**SHORT PROBLEM**
Copy, in full, each line of the material that holds the word "matplotlib".

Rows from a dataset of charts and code

— start —

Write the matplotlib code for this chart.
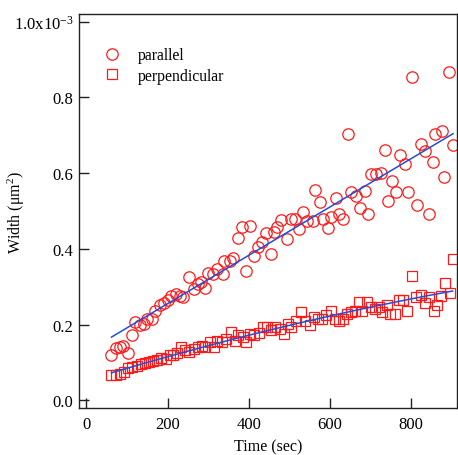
import numpy as np
import matplotlib

matplotlib.use("Agg")
import matplotlib.pyplot as plt

plt.rcParams["font.family"] = ["Liberation Serif", "DejaVu Serif"]
plt.rcParams["mathtext.fontset"] = "custom"
plt.rcParams["mathtext.rm"] = "Liberation Serif"
plt.rcParams["mathtext.it"] = "Liberation Serif:italic"

# parallel (circles), width in units of 1e-3 um^2
par_t = [62, 72, 82, 91, 103, 113, 121, 131, 142, 150, 162, 168, 181, 191, 200,
         209, 220, 230, 239, 253, 264, 274, 282, 293, 300, 311, 323, 336, 340, 353,
         362, 373, 383, 393, 402, 414, 422, 432, 443, 454, 463, 470, 480, 495, 503,
         515, 524, 534, 544, 558, 562, 575, 583, 594, 602, 614, 623, 633, 645, 652,
         663, 674, 686, 694, 701, 713, 725, 736, 742, 752, 762, 773, 785, 793, 803,
         814, 825, 833, 843, 854, 859, 876, 882, 892, 903]
par_w = [0.119, 0.138, 0.141, 0.145, 0.126, 0.173, 0.207, 0.200, 0.202, 0.215,
         0.215, 0.237, 0.252, 0.258, 0.264, 0.277, 0.281, 0.277, 0.274, 0.327,
         0.294, 0.308, 0.314, 0.297, 0.337, 0.334, 0.347, 0.334, 0.369, 0.367,
         0.375, 0.428, 0.459, 0.343, 0.460, 0.382, 0.404, 0.418, 0.441, 0.387,
         0.444, 0.459, 0.477, 0.426, 0.479, 0.479, 0.453, 0.498, 0.475, 0.475,
         0.556, 0.523, 0.479, 0.455, 0.484, 0.535, 0.492, 0.479, 0.703, 0.551,
         0.541, 0.507, 0.552, 0.492, 0.598, 0.599, 0.600, 0.662, 0.527, 0.580,
         0.549, 0.648, 0.624, 0.549, 0.855, 0.516, 0.677, 0.658, 0.492, 0.629,
         0.703, 0.712, 0.589, 0.866, 0.674]

# perpendicular (squares)
perp_t = [62, 72, 82, 92, 103, 113, 124, 134, 144, 154, 165, 175, 185, 195, 205,
          214, 224, 233, 242, 253, 264, 274, 284, 292, 304, 315, 323, 333, 344, 356,
          365, 374, 385, 393, 402, 414, 424, 435, 445, 455, 465, 476, 487, 496, 505,
          517, 528, 538, 550, 561, 571, 581, 591, 602, 612, 622, 633, 641, 652, 661,
          671, 680, 691, 700, 712, 721, 729, 740, 748, 761, 769, 781, 789, 802, 812,
          823, 833, 843, 856, 864, 873, 883, 896, 902]
perp_w = [0.066, 0.068, 0.070, 0.075, 0.085, 0.088, 0.092, 0.097, 0.098, 0.101,
          0.105, 0.108, 0.112, 0.110, 0.119, 0.120, 0.126, 0.141, 0.132, 0.127,
          0.136, 0.141, 0.145, 0.141, 0.154, 0.141, 0.158, 0.154, 0.163, 0.180,
          0.158, 0.173, 0.167, 0.154, 0.176, 0.173, 0.178, 0.193, 0.193, 0.185,
          0.193, 0.189, 0.176, 0.202, 0.193, 0.211, 0.233, 0.211, 0.198, 0.220,
          0.215, 0.215, 0.226, 0.235, 0.215, 0.211, 0.215, 0.229, 0.233, 0.237,
          0.261, 0.237, 0.261, 0.246, 0.242, 0.246, 0.233, 0.252, 0.229, 0.229,
          0.264, 0.264, 0.237, 0.328, 0.274, 0.279, 0.258, 0.273, 0.237, 0.251,
          0.277, 0.310, 0.283, 0.374]

x_ticks = [0, 200, 400, 600, 800]
y_ticks = [0.0, 0.2, 0.4, 0.6, 0.8, 1.0]
y_tick_labels = ["0.0", "0.2", "0.4", "0.6", "0.8", r"1.0x10$^{-3}$"]

red = "#ff1a1a"
blue = "#1f4fd6"

fig = plt.figure(figsize=(4.58, 4.56), dpi=100)
ax = fig.add_axes([0.1725, 0.103, 0.8255, 0.864])

ax.plot(par_t, par_w, "o", mfc="none", mec=red, ms=8.2, mew=0.9,
        label="parallel", zorder=2)
ax.plot(perp_t, perp_w, "s", mfc="none", mec=red, ms=7.2, mew=0.9,
        label="perpendicular", zorder=2)

# fit lines
t1 = np.linspace(min(par_t), max(par_t), 100)
ax.plot(t1, np.polyval(np.polyfit(par_t, par_w, 1), t1), color=blue, lw=1.1, zorder=3)
t2 = np.linspace(min(perp_t), max(perp_t), 100)
ax.plot(t2, np.polyval(np.polyfit(perp_t, perp_w, 2), t2), color=blue, lw=1.1, zorder=3)

ax.set_xlim(-18, 913)
ax.set_ylim(-0.020, 1.020)
ax.set_xticks(x_ticks)
ax.set_yticks(y_ticks)
ax.set_yticklabels(y_tick_labels)
ax.tick_params(direction="in", length=7.5, width=1.0, labelsize=12, color="#222222")
ax.tick_params(axis="x", pad=6)
ax.tick_params(axis="y", pad=4)
for s in ax.spines.values():
    s.set_linewidth(1.0)
    s.set_color("#222222")

ax.set_xlabel("Time (sec)", fontsize=11.5, labelpad=4)
ax.set_ylabel(r"Width ($\mathrm{\mu m}^2$)", fontsize=11.5)
ax.yaxis.set_label_coords(-0.138, 0.5)

ax.legend(loc="upper left", bbox_to_anchor=(0.022, 0.94), frameon=False,
          fontsize=11.3, handletextpad=0.6, labelspacing=0.3, borderaxespad=0.2)

fig.savefig("out.png", dpi=100)
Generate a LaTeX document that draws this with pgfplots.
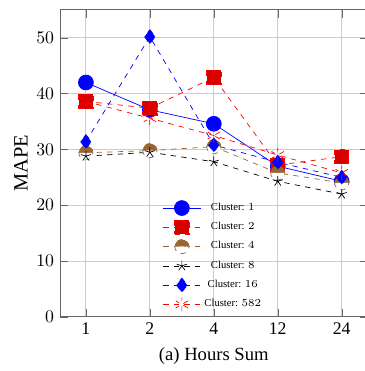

— end —

**SOLUTION TO THIS EXERCISE**
Write the matplotlib code for this chart.
import matplotlib
matplotlib.use("Agg")
import matplotlib.pyplot as plt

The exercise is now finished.